There are two main stories, one "tale" and a few asides in THE BLIND ASSASSIN. The silly sci-fi incident referred to by another reviewer is a toss-away tale, not the crux of either of the two main stories or the tale. The primary story is Iris's somewhat deconstructed autobiography. Most of the action in her chronicle takes place in the 1930s and early 1940s just prior to and during WWII and concerns her childhood and early adult years with her sister Laura.

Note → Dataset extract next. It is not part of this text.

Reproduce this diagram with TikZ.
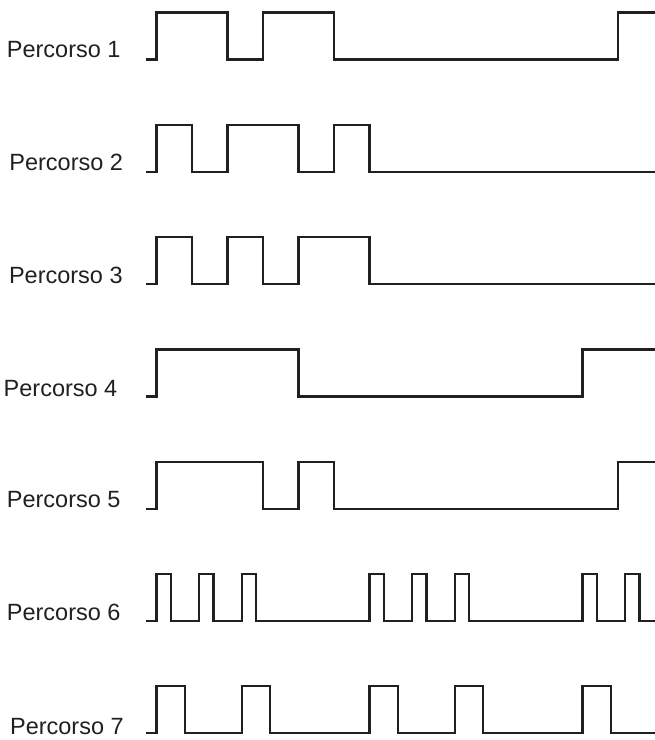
\documentclass[tikz,border=0pt]{standalone}
\usepackage{fontspec}
\setmainfont{Liberation Sans}
\usepackage{tikz}
\definecolor{ink}{HTML}{231F20}

\begin{document}
\begin{tikzpicture}[x=35.5pt, y=47pt,
  wave/.style={draw=ink, line width=2.3pt, line join=miter},
  lbl/.style={anchor=base east, inner sep=0pt, text=ink,
              font=\fontsize{23.5}{23.5}\selectfont}]
\useasboundingbox (-156.6pt,59.5pt) rectangle (498.4pt,-680.5pt);
% row 1
\begin{scope}[yshift=0pt]
\node[lbl] (p1) at (-1.01,0.05) {Percorso 1};
\draw[wave] (-0.3,0) -| (0,1) -| (2,0) -| (3,1) -| (5,0) -| (13,1) -- (14.04,1);
\end{scope}
% row 2
\begin{scope}[yshift=-112.3pt]
\node[lbl] (p2) at (-0.94,0.02) {Percorso 2};
\draw[wave] (-0.3,0) -| (0,1) -| (1,0) -| (2,1) -| (4,0) -| (5,1) -| (6,0) -- (14.04,0);
\end{scope}
% row 3
\begin{scope}[yshift=-224.6pt]
\node[lbl] (p3) at (-0.95,0.02) {Percorso 3};
\draw[wave] (-0.3,0) -| (0,1) -| (1,0) -| (2,1) -| (3,0) -| (4,1) -| (6,0) -- (14.04,0);
\end{scope}
% row 4
\begin{scope}[yshift=-336.9pt]
\node[lbl] (p4) at (-1.10,0) {Percorso 4};
\draw[wave] (-0.3,0) -| (0,1) -| (4,0) -| (12,1) -- (14.04,1);
\end{scope}
% row 5
\begin{scope}[yshift=-449.2pt]
\node[lbl] (p5) at (-1.01,0.02) {Percorso 5};
\draw[wave] (-0.3,0) -| (0,1) -| (3,0) -| (4,1) -| (5,0) -| (13,1) -- (14.04,1);
\end{scope}
% row 6
\begin{scope}[yshift=-561.5pt]
\node[lbl] (p6) at (-1.01,0.02) {Percorso 6};
\draw[wave] (-0.3,0)
  -| (0,1) -| (0.4,0) -| (1.2,1) -| (1.6,0) -| (2.4,1) -| (2.8,0)
  -| (6,1) -| (6.4,0) -| (7.2,1) -| (7.6,0) -| (8.4,1) -| (8.8,0)
  -| (12,1) -| (12.4,0) -| (13.2,1) -| (13.6,0) -- (14.04,0);
\end{scope}
% row 7
\begin{scope}[yshift=-673.8pt]
\node[lbl] (p7) at (-0.92,-0.02) {Percorso 7};
\draw[wave] (-0.3,0)
  -| (0,1) -| (0.8,0) -| (2.4,1) -| (3.2,0)
  -| (6,1) -| (6.8,0) -| (8.4,1) -| (9.2,0)
  -| (12,1) -| (12.8,0) -- (14.04,0);
\end{scope}
\end{tikzpicture}
\end{document}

For a while, you may not know who is telling the second story interwoven through Iris' tale, as it has been written in the third person. This story is lyrical and absolutely haunting --reminscent of the poetic writing in the THE ENGLISH PATIENT. The second story takes place during the same period as the first. "The Blind Assassin" is also the title of a tale constructed by one of the characters for the amusement of another. This latter piece reminds me of one of Scherazade's tales set in an exotic place in Western Asia.

Does God have a left hand? Laura asks. In French left is mal or bad. How can God have a bad hand. But man is made in God's image and men have left hands so God must have a left hand. But who would sit on God's left or bad hand? Maybe God sits at a round table says Iris and everyone sits on his right.